Author: Molly Jensen

  • The Secret Spots: Finding Uncrowded Breaks

    Every experienced California surfer carries a mental map of places they will never post on Instagram. The secret spot is one of the last genuinely sacred things in surf culture — discovered through years of exploring dirt roads, reading topo maps, and putting in time at breaks everyone else overlooked.

    Finding your own spots requires curiosity more than athleticism. Drive down roads that look like they go nowhere. Check satellite imagery for reef formations at low tide. Talk to old-timers at the surf shop — not about their spots, but about the character of the coast. Pay attention to wind direction, swell angle, and tide windows that most surfers ignore.

    The etiquette is simple: what you find, you protect. Share it only with people you trust. The moment a break appears on a surf app or a popular Instagram account, it is gone.
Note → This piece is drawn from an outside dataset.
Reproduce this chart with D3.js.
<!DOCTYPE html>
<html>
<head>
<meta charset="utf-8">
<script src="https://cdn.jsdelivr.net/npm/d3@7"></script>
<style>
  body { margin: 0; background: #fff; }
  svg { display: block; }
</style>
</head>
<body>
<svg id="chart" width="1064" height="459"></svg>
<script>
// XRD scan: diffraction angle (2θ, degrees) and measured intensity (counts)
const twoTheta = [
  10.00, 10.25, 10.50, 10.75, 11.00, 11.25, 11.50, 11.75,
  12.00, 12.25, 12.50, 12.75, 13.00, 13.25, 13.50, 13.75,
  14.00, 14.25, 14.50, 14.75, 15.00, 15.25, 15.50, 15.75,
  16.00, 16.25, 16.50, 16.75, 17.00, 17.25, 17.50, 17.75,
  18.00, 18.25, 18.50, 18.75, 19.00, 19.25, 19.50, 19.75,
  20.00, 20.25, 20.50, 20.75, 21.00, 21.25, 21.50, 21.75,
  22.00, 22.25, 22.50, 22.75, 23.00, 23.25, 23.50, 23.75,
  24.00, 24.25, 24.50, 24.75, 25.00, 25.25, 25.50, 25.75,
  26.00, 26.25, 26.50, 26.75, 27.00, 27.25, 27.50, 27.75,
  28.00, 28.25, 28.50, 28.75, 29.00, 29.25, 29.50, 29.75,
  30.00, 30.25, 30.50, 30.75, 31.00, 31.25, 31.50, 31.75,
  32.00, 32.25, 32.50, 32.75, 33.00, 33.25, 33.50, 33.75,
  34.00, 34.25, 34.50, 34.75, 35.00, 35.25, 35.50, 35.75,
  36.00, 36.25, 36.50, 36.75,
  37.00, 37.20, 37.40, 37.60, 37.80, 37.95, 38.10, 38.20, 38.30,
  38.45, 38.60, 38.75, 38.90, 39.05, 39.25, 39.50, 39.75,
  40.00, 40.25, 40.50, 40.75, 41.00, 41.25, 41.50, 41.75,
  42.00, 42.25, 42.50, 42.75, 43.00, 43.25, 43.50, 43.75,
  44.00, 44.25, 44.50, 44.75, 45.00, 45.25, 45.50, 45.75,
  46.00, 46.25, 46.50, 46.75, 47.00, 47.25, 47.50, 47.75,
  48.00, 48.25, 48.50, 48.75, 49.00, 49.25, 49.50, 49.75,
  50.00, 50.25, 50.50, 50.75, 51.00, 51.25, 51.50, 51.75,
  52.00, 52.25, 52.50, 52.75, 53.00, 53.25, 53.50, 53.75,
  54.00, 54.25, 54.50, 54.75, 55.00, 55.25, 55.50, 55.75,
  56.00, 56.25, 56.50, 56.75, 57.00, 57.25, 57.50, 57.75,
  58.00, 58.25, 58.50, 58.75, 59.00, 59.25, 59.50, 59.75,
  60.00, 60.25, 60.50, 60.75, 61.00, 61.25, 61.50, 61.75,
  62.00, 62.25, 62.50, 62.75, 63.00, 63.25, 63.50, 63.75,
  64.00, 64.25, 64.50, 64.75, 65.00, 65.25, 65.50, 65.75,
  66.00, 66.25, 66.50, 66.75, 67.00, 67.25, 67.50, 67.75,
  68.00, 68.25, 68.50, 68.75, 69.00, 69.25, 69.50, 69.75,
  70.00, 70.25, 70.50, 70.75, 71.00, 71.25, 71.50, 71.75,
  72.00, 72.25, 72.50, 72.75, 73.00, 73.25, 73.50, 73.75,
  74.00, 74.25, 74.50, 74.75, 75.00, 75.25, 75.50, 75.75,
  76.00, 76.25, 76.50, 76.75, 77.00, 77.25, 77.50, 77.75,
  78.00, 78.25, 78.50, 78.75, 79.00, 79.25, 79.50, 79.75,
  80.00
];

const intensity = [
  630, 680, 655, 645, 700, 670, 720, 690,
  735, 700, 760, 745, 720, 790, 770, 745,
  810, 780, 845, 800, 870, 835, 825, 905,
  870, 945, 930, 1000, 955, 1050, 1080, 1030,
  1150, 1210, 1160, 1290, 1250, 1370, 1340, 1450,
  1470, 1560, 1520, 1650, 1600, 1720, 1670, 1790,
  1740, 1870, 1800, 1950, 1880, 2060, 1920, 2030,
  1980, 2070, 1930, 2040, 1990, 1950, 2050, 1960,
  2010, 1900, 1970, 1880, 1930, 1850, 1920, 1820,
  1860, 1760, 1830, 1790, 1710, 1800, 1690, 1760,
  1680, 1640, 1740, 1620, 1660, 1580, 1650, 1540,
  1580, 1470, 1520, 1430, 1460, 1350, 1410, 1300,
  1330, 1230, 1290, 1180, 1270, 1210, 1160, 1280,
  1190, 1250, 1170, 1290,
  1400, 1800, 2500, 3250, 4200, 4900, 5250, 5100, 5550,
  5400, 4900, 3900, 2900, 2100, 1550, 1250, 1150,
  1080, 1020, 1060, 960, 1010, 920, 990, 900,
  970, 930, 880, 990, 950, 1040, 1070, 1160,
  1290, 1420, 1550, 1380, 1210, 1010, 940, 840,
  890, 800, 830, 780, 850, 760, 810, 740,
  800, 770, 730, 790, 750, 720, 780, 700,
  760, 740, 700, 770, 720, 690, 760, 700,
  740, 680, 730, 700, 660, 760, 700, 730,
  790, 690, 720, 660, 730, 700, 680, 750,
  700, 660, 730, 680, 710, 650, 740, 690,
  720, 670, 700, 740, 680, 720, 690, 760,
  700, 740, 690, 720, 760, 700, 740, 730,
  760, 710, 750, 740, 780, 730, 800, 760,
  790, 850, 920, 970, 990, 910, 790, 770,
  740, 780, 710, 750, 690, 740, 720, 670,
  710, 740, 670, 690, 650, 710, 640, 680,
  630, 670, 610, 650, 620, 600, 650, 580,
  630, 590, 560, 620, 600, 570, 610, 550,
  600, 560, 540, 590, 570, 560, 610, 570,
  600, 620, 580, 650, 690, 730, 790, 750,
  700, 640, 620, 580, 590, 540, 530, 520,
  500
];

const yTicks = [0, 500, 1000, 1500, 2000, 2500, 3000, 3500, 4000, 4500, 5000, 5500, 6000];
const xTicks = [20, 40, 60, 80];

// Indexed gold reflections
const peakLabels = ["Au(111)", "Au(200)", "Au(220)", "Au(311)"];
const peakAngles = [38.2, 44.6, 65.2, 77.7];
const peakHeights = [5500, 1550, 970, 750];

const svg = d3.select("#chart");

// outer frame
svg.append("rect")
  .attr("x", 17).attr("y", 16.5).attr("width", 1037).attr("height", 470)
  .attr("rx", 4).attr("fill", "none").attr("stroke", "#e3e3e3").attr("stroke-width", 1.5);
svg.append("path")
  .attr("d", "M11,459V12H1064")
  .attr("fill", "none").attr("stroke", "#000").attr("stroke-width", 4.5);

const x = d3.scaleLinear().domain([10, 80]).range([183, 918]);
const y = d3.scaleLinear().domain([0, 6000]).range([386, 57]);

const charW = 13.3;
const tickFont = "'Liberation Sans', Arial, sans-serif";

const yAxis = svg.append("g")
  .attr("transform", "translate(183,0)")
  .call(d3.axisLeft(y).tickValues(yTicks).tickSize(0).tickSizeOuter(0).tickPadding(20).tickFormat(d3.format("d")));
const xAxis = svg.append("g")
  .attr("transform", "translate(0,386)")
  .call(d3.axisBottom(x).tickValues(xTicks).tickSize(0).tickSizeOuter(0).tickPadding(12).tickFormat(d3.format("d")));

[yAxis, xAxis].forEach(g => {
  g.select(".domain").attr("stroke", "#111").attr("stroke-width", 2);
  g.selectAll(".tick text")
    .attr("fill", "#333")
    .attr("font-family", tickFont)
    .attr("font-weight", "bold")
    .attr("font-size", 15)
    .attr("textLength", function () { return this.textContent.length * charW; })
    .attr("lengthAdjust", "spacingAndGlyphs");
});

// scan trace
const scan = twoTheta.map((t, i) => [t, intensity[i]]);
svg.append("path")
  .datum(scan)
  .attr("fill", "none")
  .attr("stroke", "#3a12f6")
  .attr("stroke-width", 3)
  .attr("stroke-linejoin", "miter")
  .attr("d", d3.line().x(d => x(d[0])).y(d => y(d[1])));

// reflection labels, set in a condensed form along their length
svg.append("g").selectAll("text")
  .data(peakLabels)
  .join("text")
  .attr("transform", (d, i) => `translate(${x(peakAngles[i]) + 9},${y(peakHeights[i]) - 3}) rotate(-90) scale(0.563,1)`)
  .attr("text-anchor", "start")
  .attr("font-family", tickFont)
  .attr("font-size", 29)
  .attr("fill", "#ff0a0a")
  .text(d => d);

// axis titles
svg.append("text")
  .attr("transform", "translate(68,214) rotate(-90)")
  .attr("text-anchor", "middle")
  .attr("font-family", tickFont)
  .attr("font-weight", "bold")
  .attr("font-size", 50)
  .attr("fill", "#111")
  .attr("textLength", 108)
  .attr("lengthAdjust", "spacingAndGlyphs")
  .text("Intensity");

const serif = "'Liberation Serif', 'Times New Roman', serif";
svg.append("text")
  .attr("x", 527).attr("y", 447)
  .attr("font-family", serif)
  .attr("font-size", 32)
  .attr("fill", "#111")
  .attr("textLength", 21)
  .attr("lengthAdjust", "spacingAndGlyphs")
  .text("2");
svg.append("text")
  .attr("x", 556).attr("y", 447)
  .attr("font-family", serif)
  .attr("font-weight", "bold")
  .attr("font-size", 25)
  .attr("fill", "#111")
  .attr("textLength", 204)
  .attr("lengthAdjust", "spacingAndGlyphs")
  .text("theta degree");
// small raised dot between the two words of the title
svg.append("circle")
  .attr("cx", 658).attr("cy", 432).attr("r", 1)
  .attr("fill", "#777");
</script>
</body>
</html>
The crowds arrive within days and never fully leave.

  • Mavericks: Northern California’s Big Wave Mecca

    Thirty miles south of San Francisco, a submerged rock formation called the Mavericks reef transforms winter groundswells into some of the most terrifying waves on the planet. On the right swell, faces reach forty feet and beyond — cold, powerful, and unforgiving.

    The break was kept largely secret by local surfers until 1990, when Jeff Clark finally convinced a group of professionals to paddle out with him. What they witnessed changed big wave surfing forever. Within a decade, Mavericks had become the proving ground for the world’s most fearless watermen.

    Today, an invite-only contest draws the elite of big wave surfing to Half Moon Bay each winter. But the real Mavericks experience belongs to the dedicated few who monitor buoys obsessively, make the call on twelve hours notice, and paddle into mountains of cold water because they simply cannot imagine not doing so.